Facebook Removes Nativist Georgian March Linked Network

Social media platform Facebook announced on April 6 that it removed 23 Facebook accounts, 24 Pages, 12 Groups, and 11 Instagram accounts connected to the ultranationalist Georgian March party and its youth wing, for coordinated inauthentic behavior. It said the network targeted Georgia’s domestic audiences.

Facebook also said they found the network after reviewing public reporting on this activity by researchers at the Digital Forensic Research Lab (DFRLab) at the Atlantic Council.

DFRLab also released a new study today, according to which around 119,000 accounts followed one or more of the 24 removed pages. It also noted that removed 12 Facebook groups had a combined membership of around 10,500 accounts, with engagement with their posts being low or in many cases, close to zero.

DFRLab’s study further noted that nine of the 23 removed Facebook accounts had stolen profile pictures from elsewhere on the internet and “were likely inauthentic.” It added that some of the removed accounts that promoted Georgian March, at the same time shared content from PosTV, a pro-government media outlet.

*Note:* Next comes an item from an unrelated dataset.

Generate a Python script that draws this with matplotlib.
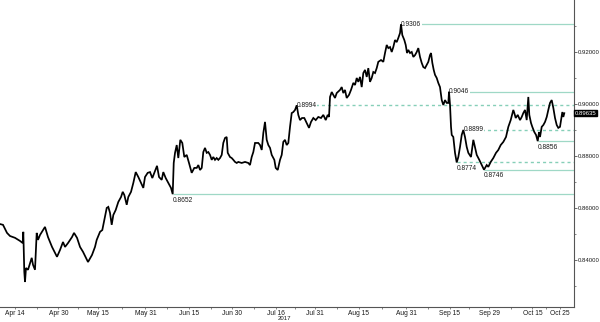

The Georgian March Background

The Georgian March movement, uniting various ultranationalist groups, was established in 2017. In July 2017, around 2000 protesters held the “March of the Georgians” in Downtown Tbilisi, demanding the deportation of illegal immigrants, toughening the immigration law, imposing restrictions on granting residence permits to foreigners and banning foreign funding to civil society organizations.

The nativist outfit became a political party in July, prior to October 31, 2020, parliamentary elections. The party garnered 4,753 votes, amounting to 0.25% of valid votes cast.

Sandro Bregadze, the party chairperson and founder, earlier served as Deputy Minister for Diaspora Issues under the Georgian Dream administration in 2014-2016. Prior to that, Bregadze served as Deputy Minister of Internally Displaced Persons from the Occupied Territories.

The Georgian March also appeared in the report released by the Estonian Foreign Intelligence Service (EFIS) in February. According to the document, several leaders of the Georgian March had ties to Russia and amplify the Kremlin’s “influence activities.”